El presidente de los Estados Unidos, Barack Obama recibió al Dalai Lama, jefe espiritual y político del Tíbet, sin dar carácter oficial al encuentro. La reunión de bajo perfil fue en la sala de mapas de la Casa Blanca y no en el Salón Oval, como sería habitual para encuentros con dignatarios extranjeros.
Aunque China expresó su oposición a la reunión, la misma no tuvo el alto perfil como cuando el gobierno de George W. Bush, en 2007 otorgó al Dalai Lama la Medalla de Oro del Congreso legislativo, el reconocimiento civil más alto que otorga EEUU.

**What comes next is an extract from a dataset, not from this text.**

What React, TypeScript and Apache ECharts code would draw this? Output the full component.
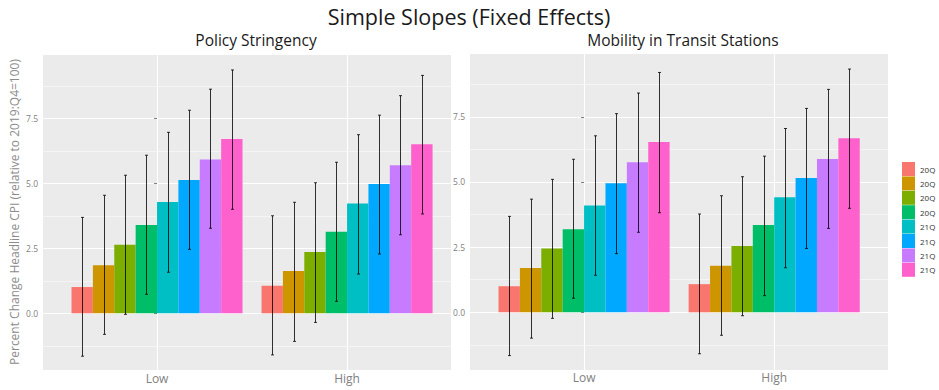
import React, { useEffect, useRef } from 'react';
import * as echarts from 'echarts';

const categories = ['Low', 'High'];
const quarters = ['20Q1', '20Q2', '20Q3', '20Q4', '21Q1', '21Q2', '21Q3', '21Q4'];
const colors = ['#F8766D', '#CD9600', '#7CAE00', '#00BE67', '#00BFC4', '#00A9FF', '#C77CFF', '#FF61CC'];
const yTicks = [0, 2.5, 5, 7.5];

// Policy Stringency
const stringencyLowEst = [1.01, 1.85, 2.64, 3.40, 4.28, 5.13, 5.92, 6.70];
const stringencyLowLo = [-1.65, -0.81, -0.04, 0.73, 1.58, 2.46, 3.27, 4.00];
const stringencyLowHi = [3.69, 4.54, 5.31, 6.08, 6.96, 7.81, 8.62, 9.36];
const stringencyHighEst = [1.06, 1.63, 2.36, 3.14, 4.22, 4.97, 5.69, 6.50];
const stringencyHighLo = [-1.60, -1.08, -0.35, 0.46, 1.51, 2.28, 3.02, 3.82];
const stringencyHighHi = [3.75, 4.27, 5.02, 5.81, 6.87, 7.62, 8.37, 9.15];

// Mobility in Transit Stations
const mobilityLowEst = [1.00, 1.70, 2.45, 3.19, 4.10, 4.95, 5.76, 6.53];
const mobilityLowLo = [-1.66, -0.99, -0.23, 0.54, 1.42, 2.25, 3.07, 3.82];
const mobilityLowHi = [3.68, 4.34, 5.10, 5.87, 6.77, 7.62, 8.41, 9.20];
const mobilityHighEst = [1.08, 1.79, 2.54, 3.35, 4.41, 5.15, 5.88, 6.68];
const mobilityHighLo = [-1.59, -0.88, -0.13, 0.64, 1.71, 2.45, 3.22, 3.99];
const mobilityHighHi = [3.77, 4.47, 5.20, 5.99, 7.05, 7.82, 8.55, 9.33];

const FONT = 'Open Sans';
const GROUP_WIDTH = 0.9;

function makeRender(qi: number) {
  return (params: any, api: any) => {
    const x = api.value(0);
    const y = api.value(1);
    const lo = api.value(2);
    const hi = api.value(3);
    const bw = GROUP_WIDTH / quarters.length;
    const x0 = x - GROUP_WIDTH / 2 + bw * qi;
    const p0 = api.coord([x0, y]);
    const p1 = api.coord([x0 + bw, 0]);
    const xc = Math.round(api.coord([x0 + bw / 2, 0])[0]) + 0.5;
    const pt = api.coord([x0 + bw / 2, hi]);
    const pb = api.coord([x0 + bw / 2, lo]);
    const cap = 1.5;
    const es = { stroke: 'rgba(0,0,0,0.8)', lineWidth: 1 };
    return {
      type: 'group',
      children: [
        {
          type: 'rect',
          shape: {
            x: p0[0],
            y: Math.min(p0[1], p1[1]),
            width: p1[0] - p0[0],
            height: Math.abs(p1[1] - p0[1]),
          },
          style: { fill: colors[qi] },
        },
        { type: 'line', shape: { x1: xc, y1: pt[1], x2: xc, y2: pb[1] }, style: es },
        { type: 'line', shape: { x1: xc - cap, y1: pt[1], x2: xc + cap, y2: pt[1] }, style: es },
        { type: 'line', shape: { x1: xc - cap, y1: pb[1], x2: xc + cap, y2: pb[1] }, style: es },
      ],
    };
  };
}

function panelSeries(est: number[][], lo: number[][], hi: number[][], idx: number) {
  return quarters.map((q, qi) => ({
    type: 'custom',
    name: q,
    xAxisIndex: idx,
    yAxisIndex: idx,
    itemStyle: { color: colors[qi] },
    encode: { x: 0, y: 1 },
    renderItem: makeRender(qi),
    data: categories.map((_, c) => [c, est[c][qi], lo[c][qi], hi[c][qi]]),
  }));
}

function xAxisOpt(idx: number, min: number, max: number) {
  return {
    type: 'value',
    gridIndex: idx,
    min,
    max,
    axisLine: { show: false },
    axisTick: { show: false, customValues: [0, 1] },
    axisLabel: {
      customValues: [0, 1],
      formatter: (v: number) => categories[Math.round(v)],
      margin: 0,
      verticalAlign: 'middle',
      color: '#7f7f7f',
      fontSize: 12,
      fontFamily: FONT,
    },
    splitLine: { show: true, lineStyle: { color: '#ffffff', width: 1.1 } },
  };
}

function yAxisOpt(idx: number) {
  return {
    type: 'value',
    gridIndex: idx,
    min: -2.5,
    max: 10,
    interval: 2.5,
    axisLine: { show: false },
    axisTick: { show: true, length: 3, customValues: yTicks, lineStyle: { color: '#7f7f7f' } },
    axisLabel: {
      customValues: yTicks,
      formatter: (v: number) => v.toFixed(1),
      fontSize: 8.5,
      color: '#7f7f7f',
      margin: 5,
      fontFamily: FONT,
    },
    splitLine: { show: true, lineStyle: { color: '#ffffff', width: 1.1 } },
    minorTick: { show: false, splitNumber: 2 },
    minorSplitLine: { show: true, lineStyle: { color: '#ffffff', width: 0.5 } },
  };
}

export default function App() {
  const ref = useRef<HTMLDivElement>(null);
  useEffect(() => {
    if (!ref.current) return;
    const chart = echarts.init(ref.current, undefined, { renderer: 'svg' });
    const stringencyEst = [stringencyLowEst, stringencyHighEst];
    const stringencyLo = [stringencyLowLo, stringencyHighLo];
    const stringencyHi = [stringencyLowHi, stringencyHighHi];
    const mobilityEst = [mobilityLowEst, mobilityHighEst];
    const mobilityLo = [mobilityLowLo, mobilityHighLo];
    const mobilityHi = [mobilityLowHi, mobilityHighHi];
    chart.setOption({
      animation: false,
      textStyle: { fontFamily: FONT },
      title: [
        {
          text: 'Simple Slopes (Fixed Effects)',
          left: 464,
          top: 0,
          textAlign: 'center',
          textStyle: { fontSize: 21.5, fontWeight: 'normal', color: '#1a1a1a', fontFamily: FONT },
        },
        {
          text: 'Policy Stringency',
          left: 251,
          top: 27,
          textAlign: 'center',
          textStyle: { fontSize: 15.5, fontWeight: 'normal', color: '#1a1a1a', fontFamily: FONT },
        },
        {
          text: 'Mobility in Transit Stations',
          left: 678,
          top: 27,
          textAlign: 'center',
          textStyle: { fontSize: 15.5, fontWeight: 'normal', color: '#1a1a1a', fontFamily: FONT },
        },
      ],
      legend: {
        orient: 'vertical',
        left: 902,
        top: 162,
        padding: 0,
        itemWidth: 13,
        itemHeight: 14,
        itemGap: 0.4,
        icon: 'rect',
        data: quarters,
        formatter: (n: string) => n.slice(0, 3),
        textStyle: { fontSize: 8, color: '#333333', fontFamily: FONT },
      },
      graphic: {
        elements: [
          { type: 'rect', z: -100, shape: { x: 43, y: 55, width: 408, height: 315 }, style: { fill: '#EBEBEB' } },
          { type: 'rect', z: -100, shape: { x: 470, y: 54, width: 418, height: 316 }, style: { fill: '#EBEBEB' } },
          {
            type: 'text',
            x: 14,
            y: 212,
            rotation: Math.PI / 2,
            style: {
              text: 'Percent Change Headline CPI (relative to 2019:Q4=100)',
              fill: '#8c8c8c',
              fontSize: 12,
              fontFamily: FONT,
              align: 'center',
              verticalAlign: 'middle',
            },
          },
        ],
      },
      grid: [
        { left: 43, top: 53.3, width: 408, height: 325 },
        { left: 470, top: 51.6, width: 417.7, height: 325.9 },
      ],
      xAxis: [xAxisOpt(0, -0.6, 1.547), xAxisOpt(1, -0.6, 1.597)],
      yAxis: [yAxisOpt(0), yAxisOpt(1)],
      series: [
        ...panelSeries(stringencyEst, stringencyLo, stringencyHi, 0),
        ...panelSeries(mobilityEst, mobilityLo, mobilityHi, 1),
      ],
    });
    return () => chart.dispose();
  }, []);
  return (
    <div
      ref={ref}
      style={{ position: 'fixed', left: 0, top: 0, width: 939, height: 390, background: '#ffffff' }}
    />
  );
}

La irritación por la visita del líder espiritual tibetano es la expresión más reciente de la guerra de palabras que han librado Washington y Beijin en los últimos meses. En septiembre, Obama autorizó un arancel de emergencia de 35 % a la importación de neumáticos chinos. Beijin condenó ese tributo y amenazó con imponer sus propios gravámenes a los productos estadounidenses. En enero, la empresa de Internet Google anunció que cuentas de correo electrónicos de diplomáticos y activistas de derechos humanos chinos habían sido infiltradas por piratas informáticos. Hillary Clinton tuvo que pronunciar un discurso sobre la postura de Washington en ese tema.
El régimen comunista considera al Dalai Lama -Premio Nobel de la Paz 1989- como uno de sus peores enemigos, porque la admiración y respeto que concita mantienen viva en la opinión pública la brutal violación de los derechos humanos en China.
Hay que subrayar el coraje político de Obama, que ha dado una lección democrática al anteponer la defensa de las libertades al chantaje inaceptable de las autoridades chinas. No se trata de un gesto fácil, puesto que Estados Unidos necesita el apoyo de China para asuntos claves como la imposición de sanciones a Irán. Pero por poderoso que sea el gigante asiático, es en estas situaciones donde un país democrático debe demostrar su grandeza.